Hi, I came across a simple use case of pytorch autograd function, I have batch of input to a network X of shape [N, H], and the loss is L of shape [N,]. now I want to get the graident of each loss sample independently w.r.t to the network layer weight w, my workaround now is to loop over the N samples, and call the torch.autograd.grad function multiple times:

def compute_grad(loss_batch, weight):
"""
loss_batch, batched loss for multiple samples, [N,]
weight, the network layer weight for computing the gradients
"""
grads = []
for i in range(len(loss_bbox)):
grad_persample = torch.autograd.grad(loss_batch[i], weight, retain_graph=True)[0]
grads.append(grad_persample)
grads = torch.stack(grads)
return grads

is there a batched way to implement this simple use case?

If you want to batch (or vectorize) over a function, you’ll want to have a look at the torch.func namespace. The documentation is here: torch.func — PyTorch 2.4 documentation

Hi @AlphaBetaGamma96 thanks for your suggestion, can torch.func parallelize the gradient computation? if so, could you pls suggest simple implementation code. As currently, the major problem with my naive loop implementation is that it is very slow.

It can vectorize over a for-loop, yes. Just bare in mind, you can’t mix torch.autograd.grad with torch.func, so you’ll need to re-write how your loss function is defined.

I’m sorry, do you mean it actually can parallelize the torch.autograd.grad computation? and I need to implement the loss function? but currently the loss is already computed from the network, and the gradient is w.r.t to a single layer in the network

The way torch.func works (at least to my understanding) is that it defines a function for a single sample (i.e. computing a derivative) and then you compose this with torch.func.vmap to vectorize over an entire batch of samples. So, all samples are computing in parallel instead of using a for-loop, like you might with torch.autograd.grad.

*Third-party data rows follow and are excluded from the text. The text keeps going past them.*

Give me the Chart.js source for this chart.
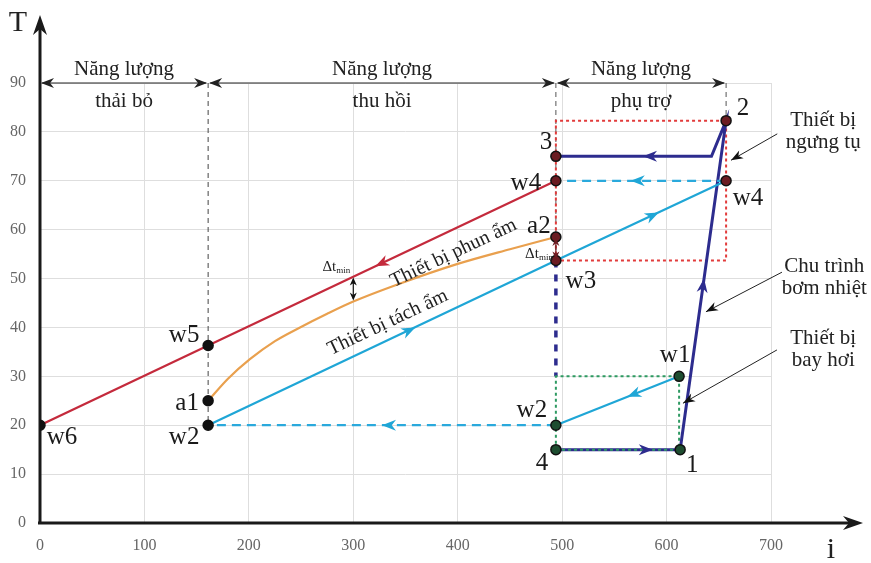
<!DOCTYPE html>
<html>
<head>
<meta charset="utf-8">
<script src="https://cdn.jsdelivr.net/npm/chart.js@4.4.1/dist/chart.umd.min.js"></script>
<style>
  body { margin: 0; background: #fff; }
</style>
</head>
<body>
<canvas id="bieuDo" width="871" height="563"></canvas>
<script>
// giá trị, dạng [i, T]
const khongKhiThai = [[0, 20], [161, 36.3], [494, 70]];              // w6 - w5 - w4
const khongKhiPhun = [[161, 25], [180, 29.5], [201, 33.5], [225, 37.2], [249, 40],
                      [275, 42.8], [300, 45.3], [345, 49], [400, 53], [450, 56], [494, 58.5]]; // a1 -> a2
const khongKhiTach = [[161, 20], [494, 53.7], [657, 70]];            // w2 - w3 - w4
const quaBayHoi = [[612, 30], [494, 20]];                            // w1 -> w2
const hoiVeNgungTu = [[657, 70], [494, 70]];                         // w4 -> w4
const hoiVeTachAm = [[494, 20], [161, 20]];                          // w2 -> w2
const chuTrinhBom = [[494, 15], [613, 15], [657, 82.3], [643, 75], [494, 75]]; // 4-1-2-3
const ranhGioi = [0, 161, 494, 657];
const tenVung = ['thải bỏ', 'thu hồi', 'phụ trợ'];
const xTicks = [0, 100, 200, 300, 400, 500, 600, 700];
const yTicks = [0, 10, 20, 30, 40, 50, 60, 70, 80, 90];

const diem = [
  ['w6', 0, 20, 'k'], ['w5', 161, 36.3, 'k'], ['a1', 161, 25, 'k'], ['w2', 161, 20, 'k'],
  ['3', 494, 75, 'r'], ['w4', 494, 70, 'r'], ['a2', 494, 58.5, 'r'], ['w3', 494, 53.7, 'r'],
  ['w2', 494, 20, 'g'], ['4', 494, 15, 'g'], ['1', 613, 15, 'g'], ['w1', 612, 30, 'g'],
  ['2', 657, 82.3, 'r'], ['w4', 657, 70, 'r']
];
const dtMin = [[300, 50.4, 45.3], [494, 58.5, 53.7]];

// vị trí chữ (lệch theo pixel so với điểm)
const lechNhan = [[22, 12], [-24, -10], [-21, 3], [-24, 12], [-10, -14], [-30, 3], [-17, -11],
                  [25, 21], [-24, -15], [-14, 14], [12, 16], [-4, -21], [17, -12], [22, 18]];

const xy = a => a.map(([x, y]) => ({ x, y }));
const mauDiem = { k: '#111', r: '#6b1c22', g: '#1d4d30' };

function duong(data, mau, rong, net) {
  return { data: xy(data), showLine: true, borderColor: mau, borderWidth: rong,
           borderDash: net || [], pointRadius: 0, fill: false };
}

function dauMui(ctx, x, y, goc, dai, rong, mau) {
  ctx.save();
  ctx.translate(x, y);
  ctx.rotate(goc);
  ctx.beginPath();
  ctx.moveTo(0, 0);
  ctx.lineTo(-dai, -rong);
  ctx.lineTo(-dai * 0.7, 0);
  ctx.lineTo(-dai, rong);
  ctx.closePath();
  ctx.fillStyle = mau;
  ctx.fill();
  ctx.restore();
}

const ve = {
  id: 've',
  beforeDatasetsDraw(c) {
    const ctx = c.ctx, a = c.chartArea;
    ctx.save();
    ctx.strokeStyle = '#1a1a1a';
    ctx.lineWidth = 3;
    ctx.beginPath();
    ctx.moveTo(a.left, a.bottom + 1);
    ctx.lineTo(a.left, a.top - 60);
    ctx.moveTo(a.left - 2, a.bottom);
    ctx.lineTo(a.right + 84, a.bottom);
    ctx.stroke();
    dauMui(ctx, a.left, a.top - 68, -Math.PI / 2, 20, 7, '#1a1a1a');
    dauMui(ctx, a.right + 92, a.bottom, 0, 20, 7, '#1a1a1a');
    ctx.fillStyle = '#222';
    ctx.font = '30px "Liberation Serif", serif';
    ctx.textAlign = 'center';
    ctx.textBaseline = 'middle';
    ctx.fillText('T', a.left - 22, a.top - 60);
    ctx.fillText('i', a.right + 60, a.bottom + 27);
    ctx.restore();
  },
  afterDatasetsDraw(c) {
    const ctx = c.ctx, sx = c.scales.x, sy = c.scales.y;
    const P = (x, y) => [sx.getPixelForValue(x), sy.getPixelForValue(y)];
    ctx.save();

    // vùng năng lượng
    ctx.strokeStyle = '#222';
    ctx.lineWidth = 1;
    for (let i = 0; i < tenVung.length; i++) {
      const [x0, y0] = P(ranhGioi[i], 90), [x1] = P(ranhGioi[i + 1], 90);
      ctx.beginPath(); ctx.moveTo(x0 + 2, y0); ctx.lineTo(x1 - 2, y0); ctx.stroke();
      dauMui(ctx, x0 + 1, y0, Math.PI, 13, 5, '#222');
      dauMui(ctx, x1 - 1, y0, 0, 13, 5, '#222');
      const [xm, yt] = P((ranhGioi[i] + ranhGioi[i + 1]) / 2, 90);
      ctx.fillStyle = '#222';
      ctx.font = '21px "Liberation Serif", serif';
      ctx.textAlign = 'center';
      ctx.textBaseline = 'middle';
      ctx.fillText('Năng lượng', xm, yt - 14);
      ctx.fillText(tenVung[i], xm, yt + 18);
    }

    // mũi tên chiều dòng
    const muiTen = [
      [khongKhiThai[2], khongKhiThai[0], 0.35, '#c42a3c'],
      [khongKhiTach[0], khongKhiTach[2], 0.4, '#1fa6d6'],
      [khongKhiTach[0], khongKhiTach[2], 0.87, '#1fa6d6'],
      [quaBayHoi[0], quaBayHoi[1], 0.42, '#1fa6d6'],
      [hoiVeNgungTu[0], hoiVeNgungTu[1], 0.56, '#1fa6d6'],
      [hoiVeTachAm[0], hoiVeTachAm[1], 0.5, '#1fa6d6'],
      [chuTrinhBom[0], chuTrinhBom[1], 0.78, '#2d2c8e'],
      [chuTrinhBom[1], chuTrinhBom[2], 0.52, '#2d2c8e'],
      [chuTrinhBom[3], chuTrinhBom[4], 0.44, '#2d2c8e']
    ];
    muiTen.forEach(([p0, p1, t, mau]) => {
      const [x0, y0] = P(p0[0], p0[1]), [x1, y1] = P(p1[0], p1[1]);
      dauMui(ctx, x0 + (x1 - x0) * t, y0 + (y1 - y0) * t, Math.atan2(y1 - y0, x1 - x0), 14, 5.5, mau);
    });

    // Δt min
    dtMin.forEach(([x, t1, t2], i) => {
      const [xa, ya] = P(x, t1), [, yb] = P(x, t2);
      const mau = i === 0 ? '#111' : '#6b1c22';
      ctx.strokeStyle = mau; ctx.lineWidth = 1.2;
      ctx.beginPath(); ctx.moveTo(xa, ya + 3); ctx.lineTo(xa, yb - 3); ctx.stroke();
      dauMui(ctx, xa, ya + 1, -Math.PI / 2, 8, 3.5, mau);
      dauMui(ctx, xa, yb - 1, Math.PI / 2, 8, 3.5, mau);
      const yChu = i === 0 ? ya - 6 : yb - 2;
      ctx.fillStyle = '#222';
      ctx.textBaseline = 'alphabetic';
      ctx.textAlign = 'right';
      ctx.font = '9px "Liberation Serif", serif';
      ctx.fillText('min', xa - 3, yChu + 2);
      const w = ctx.measureText('min').width;
      ctx.font = '15px "Liberation Serif", serif';
      ctx.fillText('Δt', xa - 3 - w, yChu);
    });

    // chữ nghiêng theo đường
    const chuNghieng = [
      ['Thiết bị phun ẩm', 396, 55.2, khongKhiThai[0], khongKhiThai[2]],
      ['Thiết bị tách ẩm', 333, 41, khongKhiTach[0], khongKhiTach[2]]
    ];
    chuNghieng.forEach(([s, x, y, p0, p1]) => {
      const [cx, cy] = P(x, y), [x0, y0] = P(p0[0], p0[1]), [x1, y1] = P(p1[0], p1[1]);
      ctx.save();
      ctx.translate(cx, cy);
      ctx.rotate(Math.atan2(y1 - y0, x1 - x0));
      ctx.fillStyle = '#222';
      ctx.font = '20px "Liberation Serif", serif';
      ctx.textAlign = 'center';
      ctx.textBaseline = 'middle';
      ctx.fillText(s, 0, 0);
      ctx.restore();
    });

    // tên điểm
    ctx.fillStyle = '#1a1a1a';
    ctx.font = '25px "Liberation Serif", serif';
    ctx.textAlign = 'center';
    ctx.textBaseline = 'middle';
    diem.forEach(([ten, x, y], i) => {
      const [px, py] = P(x, y);
      ctx.fillText(ten, px + lechNhan[i][0], py + lechNhan[i][1]);
    });

    // chú thích thiết bị
    const chuThich = [
      [['Thiết bị', 'ngưng tụ'], 750, 82.4, [706, 79.6], [661.7, 74.2]],
      [['Chu trình', 'bơm nhiệt'], 751, 52.4, [710.5, 51.3], [637.7, 43.2]],
      [['Thiết bị', 'bay hơi'], 750, 37.8, [705.7, 35.4], [615.7, 24.5]]
    ];
    chuThich.forEach(([dong, x, y, tu, den]) => {
      const [cx, cy] = P(x, y);
      ctx.fillStyle = '#222';
      ctx.font = '21px "Liberation Serif", serif';
      ctx.textAlign = 'center';
      ctx.fillText(dong[0], cx, cy);
      ctx.fillText(dong[1], cx, cy + 22);
      const [x0, y0] = P(tu[0], tu[1]), [x1, y1] = P(den[0], den[1]);
      ctx.strokeStyle = '#222'; ctx.lineWidth = 1;
      ctx.beginPath(); ctx.moveTo(x0, y0); ctx.lineTo(x1, y1); ctx.stroke();
      dauMui(ctx, x1, y1, Math.atan2(y1 - y0, x1 - x0), 12, 4.5, '#111');
    });
    ctx.restore();
  }
};

const cong = duong(khongKhiPhun, '#e9a04e', 2.2);
cong.tension = 0.4;
cong.cubicInterpolationMode = 'monotone';

new Chart(document.getElementById('bieuDo'), {
  type: 'scatter',
  data: {
    datasets: [
      { data: diem.map(([, x, y]) => ({ x, y })), pointRadius: 5, borderWidth: 1.5,
        pointBorderColor: '#111', pointBackgroundColor: diem.map(d => mauDiem[d[3]]), showLine: false },
      duong(quaBayHoi, '#1fa6d6', 2.2),
      duong(khongKhiThai, '#c42a3c', 2.2),
      cong,
      duong(khongKhiTach, '#1fa6d6', 2.2),
      duong(hoiVeNgungTu, '#2aa9dc', 2.2, [9, 6]),
      duong(hoiVeTachAm, '#2aa9dc', 2.2, [9, 6]),
      duong([[494, 15], [494, 30], [612, 30], [612, 15], [494, 15]], '#2e9a62', 2, [3, 3]),
      duong(chuTrinhBom, '#2d2c8e', 3),
      duong([[494, 53.7], [494, 30]], '#2d2c8e', 3.5, [7, 7]),
      duong([[494, 53.7], [494, 82.3], [657, 82.3], [657, 53.7], [494, 53.7]], '#e23b3b', 2, [3, 3]),
      duong([[161, 90], [161, 20]], '#444', 1, [5, 4]),
      duong([[494, 90], [494, 53.7]], '#555', 1, [5, 4]),
      duong([[657, 90], [657, 82.3]], '#555', 1, [5, 4])
    ]
  },
  options: {
    responsive: false,
    animation: false,
    devicePixelRatio: 1,
    layout: { padding: { left: 0, right: 100, top: 83, bottom: 0 } },
    plugins: { legend: { display: false }, tooltip: { enabled: false } },
    scales: {
      x: {
        type: 'linear', min: 0, max: 700,
        afterBuildTicks: s => { s.ticks = xTicks.map(v => ({ value: v })); },
        afterFit: s => { s.height = 40; },
        grid: { color: '#dedede', lineWidth: 1, drawTicks: false },
        border: { display: false },
        ticks: { padding: 13, color: '#666', font: { family: '"Liberation Serif", serif', size: 16 } }
      },
      y: {
        type: 'linear', min: 0, max: 90,
        afterBuildTicks: s => { s.ticks = yTicks.map(v => ({ value: v })); },
        afterFit: s => { s.width = 40; },
        grid: { color: '#dedede', lineWidth: 1, drawTicks: false },
        border: { display: false },
        ticks: { padding: 14, color: '#666', font: { family: '"Liberation Serif", serif', size: 16 } }
      }
    }
  },
  plugins: [ve]
});
</script>
</body>
</html>
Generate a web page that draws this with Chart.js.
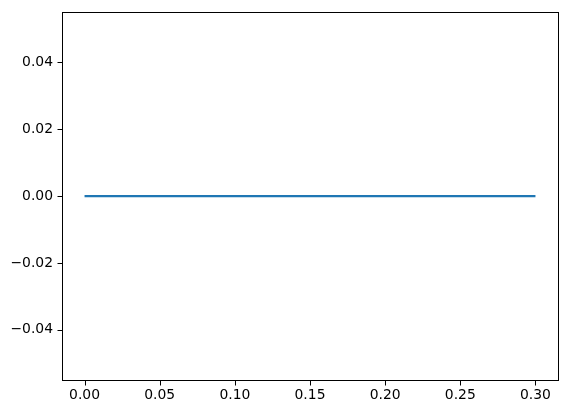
<!DOCTYPE html>
<html>
<head>
<meta charset="utf-8">
<script src="https://cdn.jsdelivr.net/npm/chart.js@4"></script>
<style>
  html, body { margin: 0; padding: 0; background: #fff; }
  #wrap { width: 567px; height: 413px; }
</style>
</head>
<body>
<div id="wrap"><canvas id="chart" width="567" height="413"></canvas></div>
<script>
const xValues = [0, 0.3];
const yValues = [0, 0];
const xTicks = [0, 0.05, 0.1, 0.15, 0.2, 0.25, 0.3];
const yTicks = [-0.04, -0.02, 0, 0.02, 0.04];

// spines and outward tick marks, matplotlib style
const frame = {
  id: 'frame',
  afterDraw(chart) {
    const { ctx, chartArea: a, scales } = chart;
    const L = Math.round(a.left) + 0.5, R = Math.round(a.right) + 0.5;
    const T = Math.round(a.top) + 0.5, B = Math.round(a.bottom) + 0.5;
    ctx.save();
    ctx.strokeStyle = '#000';
    ctx.lineWidth = 1;
    ctx.strokeRect(L, T, R - L, B - T);
    ctx.beginPath();
    xTicks.forEach(v => {
      const px = Math.round(scales.x.getPixelForValue(v)) + 0.5;
      ctx.moveTo(px, B);
      ctx.lineTo(px, B + 5);
    });
    yTicks.forEach(v => {
      const py = Math.round(scales.y.getPixelForValue(v)) + 0.5;
      ctx.moveTo(L, py);
      ctx.lineTo(L - 5, py);
    });
    ctx.stroke();
    ctx.restore();
  }
};

const tickFont = { family: 'DejaVu Sans', size: 13.9 };
const fmt = v => v.toFixed(2).replace('-', '\u2212');

new Chart(document.getElementById('chart'), {
  type: 'line',
  data: {
    datasets: [{
      data: xValues.map((x, i) => ({ x, y: yValues[i] })),
      borderColor: '#1f77b4',
      borderWidth: 2.1,
      pointRadius: 0,
      tension: 0
    }]
  },
  options: {
    responsive: false,
    animation: false,
    layout: { padding: { left: 0, top: 8, right: 9, bottom: 0 } },
    plugins: { legend: { display: false }, tooltip: { enabled: false } },
    scales: {
      x: {
        type: 'linear',
        min: -0.015,
        max: 0.315,
        afterBuildTicks: s => { s.ticks = xTicks.map(v => ({ value: v })); },
        afterFit: s => { s.height = 33; },
        ticks: {
          color: '#000',
          font: tickFont,
          padding: 2,
          maxRotation: 0,
          autoSkip: false,
          callback: fmt
        },
        grid: { drawOnChartArea: false, tickLength: 5, color: 'rgba(0,0,0,0)' },
        border: { display: false }
      },
      y: {
        min: -0.055,
        max: 0.055,
        afterBuildTicks: s => { s.ticks = yTicks.map(v => ({ value: v })); },
        afterFit: s => { s.width = 62; },
        ticks: {
          color: '#000',
          font: tickFont,
          padding: 4,
          autoSkip: false,
          callback: fmt
        },
        grid: { drawOnChartArea: false, tickLength: 5, color: 'rgba(0,0,0,0)' },
        border: { display: false }
      }
    }
  },
  plugins: [frame]
});
</script>
</body>
</html>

So if you have function that computes the derivative of the loss with respect to some inputs, torch.func can vectorize over this function for multiple inputs (alleviating the overhead of calling autograd multiple times instead of just once).

Thanks for the suggestion, the current difficulty is that the function is implicitly computed in the my model forward pass (not like the example here, the function is simplely defined with a few lines), and I just want mimic torch.autograd.grad to pass in the loss and weight, then the computation graph could be used to compute gradient

thanks for the suggestion, I found the per-sample graident example at Per-sample-gradients — functorch nightly documentation, it seems that the example ‘functionalize’ a model, but currently I just want compute the gradient w.r.t to a single layer, and implement this part of computation within the module’s forward function, I’m wondering if that is possible?

I’ll have a try, thank you. But I really think it could be good if torch.autograd.grad could incorporate a per-sample gradient computation feature, it currently have is_grads_batched, but seems not for this use case?

yes, but that returns the gradient with the same shape as grad_persample = torch.autograd.grad(loss_batch[i], weight, retain_graph=True)[0], e.g., [4800, 1024] (which is the shape of the weight), the value is different though. I would expect per-sample gradient as shape, e.g., [N, 4800, 1024], where N is the number of samples.

Yes, that might implicitly sum, but I’m not too sure at the moment. It can be used to compute per-sample gradients, but it can become quite limited. That’s why I recommended torch.func as it’s much more efficient, but it does require some re-writes of your code away from the torch.autograd namespace.